ルーニー・マーラ:監督はすべてのシーンでなんども撮り直す手法をとられるので、いちいち数えていません(笑)。

デヴィッド・フィンチャー:54テイクがあったよ。

ルーニー・マーラ:そもそも数えていないし、それが当たり前だと思って演技をしていたから。『ソーシャル・ネットワーク』の100回テイクは9ページくらいある長いシーンだったので、特別なことではありません。

デヴィッド・フィンチャー:今回テイクを重ねたのは、特に天候によるところが大きいんです。たとえば夜橋に向かっていむかってリスベットがバイクを飛ばすスタント・シーンでは、道路が凍りつかないように火を使って溶かしながら撮影したり。何回撮ったか数えてられないし、とにかく1週間くらい撮っているような気分で撮っていましたよ。

――ダニエル・クレイグの起用についてや、共演してみてのエピソードは?

デヴィッド・フィンチャー:ダニエルは一番最初にキャスティングした男優。彼こそミカエルだと思いました。ボンド以前から彼のことを知っていて、いろんな役を演じられる才能豊かな俳優であることはもちろん知っていました。ミカエルの男らしさ、いろんな女性と友情関係を築けること、うまい聞き手であること、そしてウィットに富んでいることを重視して、それらを全部網羅しているのはダニエルしかいないと思い起用したわけです。

ルーニー・マーラ:彼と一緒の仕事はアメイジングな経験でした。素晴らしい才能豊かな俳優であることは間違いないですが、それに忍耐強い人で、俳優としていろいろ教えてくれました。初めてのことにトライするのに、彼に勝る人はいません。ユーモアのセンスもあって、一緒にいて楽しい方でした。

――ファッション・アイコンとしても注目されている今の気持ちは?

ルーニー・マーラ:世間からそのように見られていることはあまり考えないようにしています。そのようなことに注意を払うことなく、自分なりの生き方を続けています。

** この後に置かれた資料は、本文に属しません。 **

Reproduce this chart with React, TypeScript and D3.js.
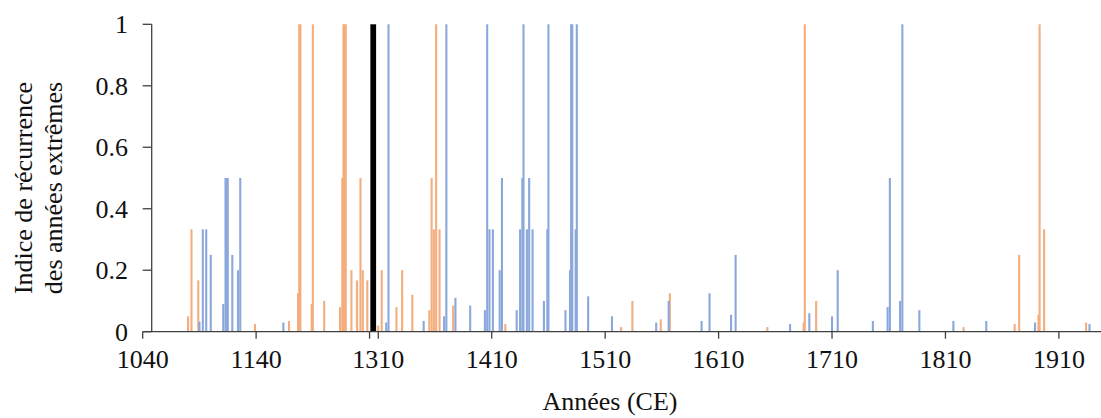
import React from "react";
import * as d3 from "d3";

const orangeYears = [1080, 1083, 1089, 1139, 1169, 1177, 1178, 1179, 1189, 1190, 1200, 1214, 1216, 1217, 1218, 1219, 1224, 1229, 1232, 1234, 1238, 1309, 1313, 1326, 1331, 1340, 1355, 1357, 1359, 1361, 1364, 1376, 1422, 1524, 1534, 1559, 1567, 1653, 1685, 1686, 1696, 1826, 1871, 1875, 1892, 1893, 1897, 1934];
const orangeValues = [0.05, 0.333, 0.167, 0.025, 0.035, 0.125, 1, 1, 0.09, 1, 0.1, 0.08, 0.5, 1, 1, 1, 0.2, 0.167, 0.5, 0.2, 0.167, 0.02, 0.2, 0.08, 0.2, 0.12, 0.07, 0.5, 0.333, 1, 0.333, 0.085, 0.025, 0.015, 0.1, 0.04, 0.125, 0.015, 0.03, 1, 0.1, 0.015, 0.025, 0.25, 0.055, 1, 0.333, 0.03];

const blueYears = [1090, 1093, 1096, 1100, 1111, 1113, 1114, 1115, 1119, 1124, 1126, 1164, 1317, 1319, 1350, 1368, 1370, 1378, 1391, 1404, 1406, 1408, 1411, 1417, 1419, 1432, 1435, 1437, 1438, 1441, 1443, 1446, 1456, 1459, 1460, 1475, 1479, 1480, 1481, 1484, 1485, 1495, 1516, 1555, 1566, 1595, 1602, 1621, 1625, 1673, 1690, 1710, 1715, 1746, 1759, 1761, 1770, 1772, 1787, 1817, 1846, 1889, 1937];
const blueValues = [0.033, 0.333, 0.333, 0.25, 0.09, 0.5, 0.5, 0.5, 0.25, 0.2, 0.5, 0.03, 0.03, 1, 0.035, 0.05, 1, 0.11, 0.085, 0.07, 1, 0.333, 0.333, 0.2, 0.5, 0.07, 0.333, 0.5, 1, 0.333, 0.5, 0.333, 0.1, 0.333, 1, 0.07, 0.2, 1, 1, 0.333, 1, 0.115, 0.05, 0.03, 0.1, 0.035, 0.125, 0.055, 0.25, 0.025, 0.06, 0.05, 0.2, 0.035, 0.08, 0.5, 0.1, 1, 0.07, 0.035, 0.035, 0.03, 0.025];

// discontinuity in the record, marked by a black bar
const gapStart = 1240;
const gapEnd = 1310;
const gapMarkerValue = 1;

const xTickValues = [1040, 1140, 1240, 1310, 1410, 1510, 1610, 1710, 1810, 1910];
const xTickLabels = ["1040", "1140", "", "1310", "1410", "1510", "1610", "1710", "1810", "1910"];
const yTickValues = [0, 0.2, 0.4, 0.6, 0.8, 1];
const yTickLabels = ["0", "0.2", "0.4", "0.6", "0.8", "1"];

const W = 1101;
const H = 418;
const k = 1.1343;
const x0 = 142.7;
const xStart = 1040;
const xEnd = 1950;
const xRightStart = 378.3;

const x = d3
  .scaleLinear()
  .domain([xStart, gapStart, gapEnd, xEnd])
  .range([x0, x0 + (gapStart - xStart) * k, xRightStart, xRightStart + (xEnd - gapEnd) * k]);
const y = d3.scaleLinear().domain([0, 1]).range([331.7, 24.3]);

const ORANGE = "#F4AD7D";
const BLUE = "#8BA8DC";
const FONT = "'Liberation Serif', 'Times New Roman', serif";
const barW = 2.1;
const yAxisX = 151.7;

export default function App() {
  const y0 = y(0);
  return (
    <svg width={W} height={H} style={{ position: "absolute", left: 0, top: 0, background: "#fff" }} fontFamily={FONT}>
      <rect x={0} y={0} width={W} height={H} fill="#fff" />
      {orangeYears.map((yr, i) => (
        <rect key={"o" + i} x={x(yr) - barW / 2} y={y(orangeValues[i])} width={barW} height={y0 - y(orangeValues[i])} fill={ORANGE} />
      ))}
      {blueYears.map((yr, i) => (
        <rect key={"b" + i} x={x(yr) - barW / 2} y={y(blueValues[i])} width={barW} height={y0 - y(blueValues[i])} fill={BLUE} />
      ))}
      <rect x={x(gapStart) + 0.8} y={y(gapMarkerValue)} width={x(gapEnd) - x(gapStart) - 3} height={y0 - y(gapMarkerValue)} fill="#000" />
      {/* x axis */}
      <line x1={x0} x2={W} y1={y0} y2={y0} stroke="#404040" strokeWidth={1.3} />
      {xTickValues.map((t, i) => (
        <g key={"xt" + i}>
          <line x1={x(t)} x2={x(t)} y1={y0} y2={y0 + 7} stroke="#404040" strokeWidth={1.3} />
          {xTickLabels[i] && (
            <text x={x(t)} y={368} textAnchor="middle" fontSize={26} fill="#111">
              {xTickLabels[i]}
            </text>
          )}
        </g>
      ))}
      {/* y axis */}
      <line x1={yAxisX} x2={yAxisX} y1={y(1)} y2={y0} stroke="#404040" strokeWidth={1.3} />
      {yTickValues.map((t, i) => (
        <g key={"yt" + i}>
          <line x1={x0} x2={yAxisX} y1={y(t)} y2={y(t)} stroke="#404040" strokeWidth={1.3} />
          <text x={128} y={y(t)} dy="0.35em" textAnchor="end" fontSize={26} fill="#111">
            {yTickLabels[i]}
          </text>
        </g>
      ))}
      <g transform="translate(31.5,188) rotate(-90)">
        <text x={0} y={0} textAnchor="middle" fontSize={26} fill="#111">Indice de récurrence</text>
      </g>
      <g transform="translate(62,188) rotate(-90)">
        <text x={0} y={0} textAnchor="middle" fontSize={26} fill="#111">des années extrêmes</text>
      </g>
      <text x={610} y={410} textAnchor="middle" fontSize={26} fill="#111">Années (CE)</text>
    </svg>
  );
}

――印象的なオープニングロールでしたが、どういうインスピレーションで?

デヴィッド・フィンチャー:前提として良い曲があったので、これをタイトルシークエンスに使おうと決めました。その後ティム・ミラーに、リスベットの悪夢を映像化してほしいと依頼しました。それは抽象的でも、滑稽でもいい。体からいろんなものが出てくるようなもの。黒い漆がにじみ出てくるようなもの。とお願いしました。彼からは75個くらいのアイディアを出してもらったのですが、そこから25個選び、8週間で創ってもらいました。もっと時間をかけたかったですね。

――次回作もフィンチャー監督が?

デヴィッド・フィンチャー:まずはたくさんの人に観てもらわなければ2作品3作品と続けられません。すごく大勢の人に観てもらわないとね!